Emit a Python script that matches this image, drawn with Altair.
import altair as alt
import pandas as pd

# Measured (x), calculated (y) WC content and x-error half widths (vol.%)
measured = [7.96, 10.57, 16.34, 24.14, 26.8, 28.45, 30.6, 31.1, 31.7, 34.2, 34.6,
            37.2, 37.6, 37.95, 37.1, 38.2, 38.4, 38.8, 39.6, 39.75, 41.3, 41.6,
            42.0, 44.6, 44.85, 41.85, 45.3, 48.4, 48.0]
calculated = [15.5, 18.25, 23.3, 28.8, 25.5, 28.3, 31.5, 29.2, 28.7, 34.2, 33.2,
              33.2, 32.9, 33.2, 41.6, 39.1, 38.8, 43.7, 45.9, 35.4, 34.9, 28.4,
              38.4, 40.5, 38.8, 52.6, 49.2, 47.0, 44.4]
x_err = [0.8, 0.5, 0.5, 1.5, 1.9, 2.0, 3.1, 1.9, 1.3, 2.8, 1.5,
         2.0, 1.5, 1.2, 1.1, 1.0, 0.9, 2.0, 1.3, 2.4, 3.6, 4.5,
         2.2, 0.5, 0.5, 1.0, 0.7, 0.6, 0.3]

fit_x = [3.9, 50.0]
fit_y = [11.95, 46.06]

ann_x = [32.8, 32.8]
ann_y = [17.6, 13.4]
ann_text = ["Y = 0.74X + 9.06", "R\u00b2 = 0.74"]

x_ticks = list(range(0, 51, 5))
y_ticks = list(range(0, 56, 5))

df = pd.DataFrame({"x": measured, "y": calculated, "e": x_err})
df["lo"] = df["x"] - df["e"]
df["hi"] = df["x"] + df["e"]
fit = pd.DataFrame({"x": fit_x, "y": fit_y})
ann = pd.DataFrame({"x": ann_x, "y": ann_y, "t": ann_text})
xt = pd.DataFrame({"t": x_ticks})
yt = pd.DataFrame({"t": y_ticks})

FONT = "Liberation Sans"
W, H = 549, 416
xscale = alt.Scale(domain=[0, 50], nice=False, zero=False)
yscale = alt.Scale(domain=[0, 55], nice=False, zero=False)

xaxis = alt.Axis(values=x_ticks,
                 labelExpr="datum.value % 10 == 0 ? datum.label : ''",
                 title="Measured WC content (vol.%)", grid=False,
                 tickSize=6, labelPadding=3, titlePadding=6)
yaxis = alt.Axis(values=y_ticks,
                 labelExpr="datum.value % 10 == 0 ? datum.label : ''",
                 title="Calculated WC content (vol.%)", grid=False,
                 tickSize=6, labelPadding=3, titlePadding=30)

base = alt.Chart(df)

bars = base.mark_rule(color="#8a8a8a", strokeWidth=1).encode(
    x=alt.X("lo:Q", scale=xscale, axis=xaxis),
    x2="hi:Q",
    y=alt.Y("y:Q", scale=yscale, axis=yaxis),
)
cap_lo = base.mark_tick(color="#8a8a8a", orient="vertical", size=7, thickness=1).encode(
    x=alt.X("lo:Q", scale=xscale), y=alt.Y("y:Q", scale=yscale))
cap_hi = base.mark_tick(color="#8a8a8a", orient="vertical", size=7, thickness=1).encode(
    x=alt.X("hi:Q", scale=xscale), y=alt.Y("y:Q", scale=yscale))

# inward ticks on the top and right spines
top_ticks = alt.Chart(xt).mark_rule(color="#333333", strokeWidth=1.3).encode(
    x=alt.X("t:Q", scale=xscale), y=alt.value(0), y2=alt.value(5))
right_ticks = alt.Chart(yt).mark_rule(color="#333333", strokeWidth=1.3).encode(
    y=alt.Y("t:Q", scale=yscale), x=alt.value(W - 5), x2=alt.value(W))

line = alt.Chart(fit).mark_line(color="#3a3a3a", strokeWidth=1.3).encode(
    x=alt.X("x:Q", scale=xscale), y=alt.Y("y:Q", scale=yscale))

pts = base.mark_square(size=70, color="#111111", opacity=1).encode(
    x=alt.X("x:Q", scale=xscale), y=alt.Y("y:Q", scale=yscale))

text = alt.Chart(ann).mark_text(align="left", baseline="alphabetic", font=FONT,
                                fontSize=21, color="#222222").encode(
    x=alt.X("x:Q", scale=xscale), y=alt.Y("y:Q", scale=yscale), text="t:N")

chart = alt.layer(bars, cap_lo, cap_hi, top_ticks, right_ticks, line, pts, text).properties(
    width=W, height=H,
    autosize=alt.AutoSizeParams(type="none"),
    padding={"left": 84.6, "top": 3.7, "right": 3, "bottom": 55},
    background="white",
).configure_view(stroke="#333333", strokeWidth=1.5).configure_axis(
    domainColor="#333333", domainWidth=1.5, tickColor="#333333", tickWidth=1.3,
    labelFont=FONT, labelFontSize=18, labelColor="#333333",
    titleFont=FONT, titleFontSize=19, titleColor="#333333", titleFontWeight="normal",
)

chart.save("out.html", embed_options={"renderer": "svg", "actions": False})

════════

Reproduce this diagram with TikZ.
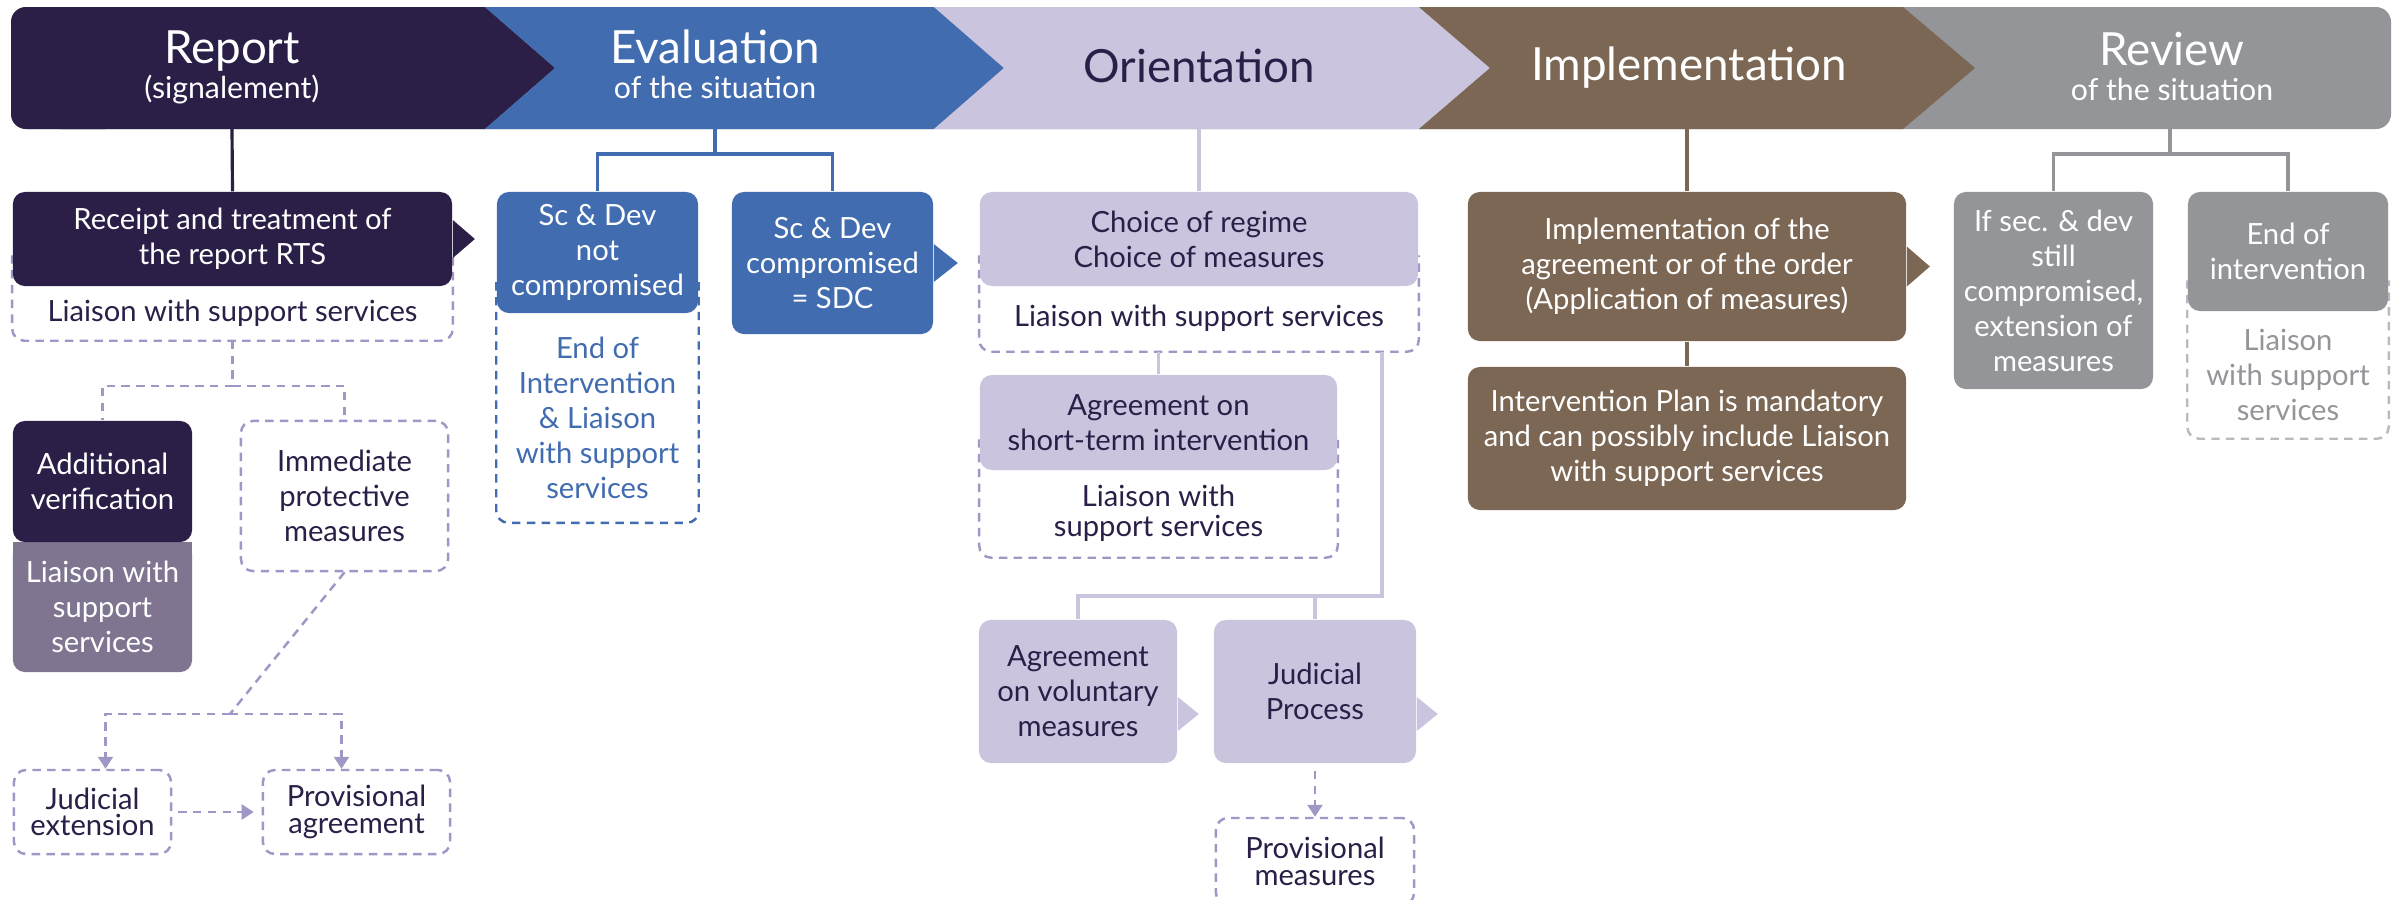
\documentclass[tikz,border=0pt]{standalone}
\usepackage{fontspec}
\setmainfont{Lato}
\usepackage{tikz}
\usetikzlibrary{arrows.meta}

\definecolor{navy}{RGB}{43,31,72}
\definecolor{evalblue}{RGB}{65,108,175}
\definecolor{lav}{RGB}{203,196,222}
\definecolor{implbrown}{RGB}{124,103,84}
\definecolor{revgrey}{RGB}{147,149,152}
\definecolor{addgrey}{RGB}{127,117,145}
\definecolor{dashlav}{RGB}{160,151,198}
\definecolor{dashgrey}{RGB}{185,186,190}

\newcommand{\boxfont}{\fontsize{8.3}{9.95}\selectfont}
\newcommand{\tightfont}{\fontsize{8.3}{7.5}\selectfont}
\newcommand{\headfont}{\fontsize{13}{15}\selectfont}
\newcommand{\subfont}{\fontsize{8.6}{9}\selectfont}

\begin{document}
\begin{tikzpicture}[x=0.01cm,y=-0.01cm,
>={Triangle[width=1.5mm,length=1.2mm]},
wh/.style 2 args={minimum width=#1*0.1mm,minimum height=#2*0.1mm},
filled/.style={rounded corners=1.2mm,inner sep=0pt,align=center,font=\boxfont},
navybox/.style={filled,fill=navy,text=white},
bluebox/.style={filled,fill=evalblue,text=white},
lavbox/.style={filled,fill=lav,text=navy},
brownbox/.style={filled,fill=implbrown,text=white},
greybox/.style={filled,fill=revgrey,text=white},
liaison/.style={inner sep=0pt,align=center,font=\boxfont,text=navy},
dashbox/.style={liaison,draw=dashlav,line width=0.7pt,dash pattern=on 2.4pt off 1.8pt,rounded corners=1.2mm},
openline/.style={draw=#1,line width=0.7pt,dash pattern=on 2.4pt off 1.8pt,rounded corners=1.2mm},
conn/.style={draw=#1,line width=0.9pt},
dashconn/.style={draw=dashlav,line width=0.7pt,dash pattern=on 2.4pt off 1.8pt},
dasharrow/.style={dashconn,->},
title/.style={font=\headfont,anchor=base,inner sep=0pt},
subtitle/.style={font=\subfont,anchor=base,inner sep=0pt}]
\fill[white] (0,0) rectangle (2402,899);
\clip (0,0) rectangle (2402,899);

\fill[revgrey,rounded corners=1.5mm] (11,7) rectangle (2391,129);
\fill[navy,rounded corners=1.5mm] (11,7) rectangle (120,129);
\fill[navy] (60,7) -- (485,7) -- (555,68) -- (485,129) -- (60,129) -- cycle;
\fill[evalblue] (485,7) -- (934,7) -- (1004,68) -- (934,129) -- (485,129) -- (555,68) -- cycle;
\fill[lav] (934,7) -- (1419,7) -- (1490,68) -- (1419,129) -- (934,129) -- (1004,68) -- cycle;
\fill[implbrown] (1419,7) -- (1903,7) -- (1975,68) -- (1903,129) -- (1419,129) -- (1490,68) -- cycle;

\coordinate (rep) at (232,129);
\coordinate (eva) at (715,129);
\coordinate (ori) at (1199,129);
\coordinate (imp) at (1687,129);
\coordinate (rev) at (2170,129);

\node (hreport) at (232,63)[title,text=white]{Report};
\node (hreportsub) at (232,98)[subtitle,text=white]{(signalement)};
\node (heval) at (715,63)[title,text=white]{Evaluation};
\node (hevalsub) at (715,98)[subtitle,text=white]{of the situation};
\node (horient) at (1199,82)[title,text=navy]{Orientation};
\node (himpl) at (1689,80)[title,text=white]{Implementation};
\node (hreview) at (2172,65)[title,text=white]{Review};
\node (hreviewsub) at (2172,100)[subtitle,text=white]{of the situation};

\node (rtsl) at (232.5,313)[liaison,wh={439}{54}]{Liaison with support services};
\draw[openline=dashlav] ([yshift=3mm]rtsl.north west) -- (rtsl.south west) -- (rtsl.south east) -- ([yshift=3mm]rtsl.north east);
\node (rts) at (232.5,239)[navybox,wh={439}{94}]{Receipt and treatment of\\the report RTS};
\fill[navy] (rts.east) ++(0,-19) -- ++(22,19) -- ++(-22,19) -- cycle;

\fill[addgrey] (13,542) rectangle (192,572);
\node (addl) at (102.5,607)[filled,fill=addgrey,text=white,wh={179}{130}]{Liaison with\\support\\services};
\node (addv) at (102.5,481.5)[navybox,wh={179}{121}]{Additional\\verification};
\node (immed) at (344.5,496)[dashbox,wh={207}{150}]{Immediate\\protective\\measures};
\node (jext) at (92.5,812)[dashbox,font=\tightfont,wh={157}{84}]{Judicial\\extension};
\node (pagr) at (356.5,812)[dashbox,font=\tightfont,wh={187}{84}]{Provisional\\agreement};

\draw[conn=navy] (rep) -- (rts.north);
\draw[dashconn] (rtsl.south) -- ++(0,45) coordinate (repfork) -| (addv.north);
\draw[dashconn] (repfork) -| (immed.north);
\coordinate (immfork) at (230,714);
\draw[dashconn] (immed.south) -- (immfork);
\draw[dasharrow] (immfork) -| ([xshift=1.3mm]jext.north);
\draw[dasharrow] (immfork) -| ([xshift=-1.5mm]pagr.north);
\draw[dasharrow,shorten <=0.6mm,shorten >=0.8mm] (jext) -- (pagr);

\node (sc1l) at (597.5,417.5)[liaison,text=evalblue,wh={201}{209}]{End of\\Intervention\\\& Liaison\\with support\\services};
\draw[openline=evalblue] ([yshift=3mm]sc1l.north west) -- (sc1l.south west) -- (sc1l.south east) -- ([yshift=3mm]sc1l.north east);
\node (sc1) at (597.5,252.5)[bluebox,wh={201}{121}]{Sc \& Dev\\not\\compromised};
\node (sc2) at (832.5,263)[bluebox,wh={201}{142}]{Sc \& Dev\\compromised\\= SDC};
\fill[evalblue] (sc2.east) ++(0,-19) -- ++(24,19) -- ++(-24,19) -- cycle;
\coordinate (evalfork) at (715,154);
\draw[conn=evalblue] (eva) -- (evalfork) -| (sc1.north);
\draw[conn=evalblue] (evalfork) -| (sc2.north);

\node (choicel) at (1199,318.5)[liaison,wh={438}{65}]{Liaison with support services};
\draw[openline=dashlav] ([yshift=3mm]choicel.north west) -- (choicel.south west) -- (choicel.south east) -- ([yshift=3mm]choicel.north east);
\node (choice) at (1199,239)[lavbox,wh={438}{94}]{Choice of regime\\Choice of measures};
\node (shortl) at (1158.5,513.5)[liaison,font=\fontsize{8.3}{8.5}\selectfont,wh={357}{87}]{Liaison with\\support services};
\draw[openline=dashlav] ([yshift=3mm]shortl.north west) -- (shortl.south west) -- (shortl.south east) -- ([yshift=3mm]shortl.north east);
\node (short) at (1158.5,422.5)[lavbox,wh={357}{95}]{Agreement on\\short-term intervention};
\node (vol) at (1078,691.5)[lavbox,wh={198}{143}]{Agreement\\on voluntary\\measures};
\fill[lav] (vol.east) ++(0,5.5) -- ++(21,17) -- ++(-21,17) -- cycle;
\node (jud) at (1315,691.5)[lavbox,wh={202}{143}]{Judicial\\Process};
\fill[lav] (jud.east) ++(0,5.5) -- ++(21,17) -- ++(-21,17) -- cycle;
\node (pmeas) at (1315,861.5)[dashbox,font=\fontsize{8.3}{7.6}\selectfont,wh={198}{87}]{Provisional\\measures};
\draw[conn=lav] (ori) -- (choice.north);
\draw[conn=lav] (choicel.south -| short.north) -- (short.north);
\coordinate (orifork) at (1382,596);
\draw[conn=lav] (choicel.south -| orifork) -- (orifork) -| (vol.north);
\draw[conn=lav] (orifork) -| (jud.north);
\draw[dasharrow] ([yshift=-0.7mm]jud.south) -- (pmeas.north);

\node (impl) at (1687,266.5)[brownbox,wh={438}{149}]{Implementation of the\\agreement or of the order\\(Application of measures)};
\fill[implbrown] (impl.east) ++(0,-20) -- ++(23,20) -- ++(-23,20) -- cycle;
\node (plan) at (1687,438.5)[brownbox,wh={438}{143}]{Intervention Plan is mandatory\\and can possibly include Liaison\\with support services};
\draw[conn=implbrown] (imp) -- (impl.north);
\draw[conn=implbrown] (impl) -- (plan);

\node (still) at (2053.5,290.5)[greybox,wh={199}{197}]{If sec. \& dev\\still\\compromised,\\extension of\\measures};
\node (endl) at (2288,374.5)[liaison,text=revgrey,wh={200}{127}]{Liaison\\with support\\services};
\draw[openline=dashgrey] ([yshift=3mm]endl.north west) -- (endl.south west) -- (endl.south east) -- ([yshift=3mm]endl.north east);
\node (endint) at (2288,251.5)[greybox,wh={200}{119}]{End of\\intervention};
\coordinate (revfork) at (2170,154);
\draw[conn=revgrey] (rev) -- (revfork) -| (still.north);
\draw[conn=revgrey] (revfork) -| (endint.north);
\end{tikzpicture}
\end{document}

════════

* **Instructions to follow**
Extract the lines of the preceding material that run from the line with "Emit a Python" through the line with "import pandas as pd", inclusive, reproducing them exactly and adding nothing.

* **Response for this exercise**
Emit a Python script that matches this image, drawn with Altair.
import altair as alt
import pandas as pd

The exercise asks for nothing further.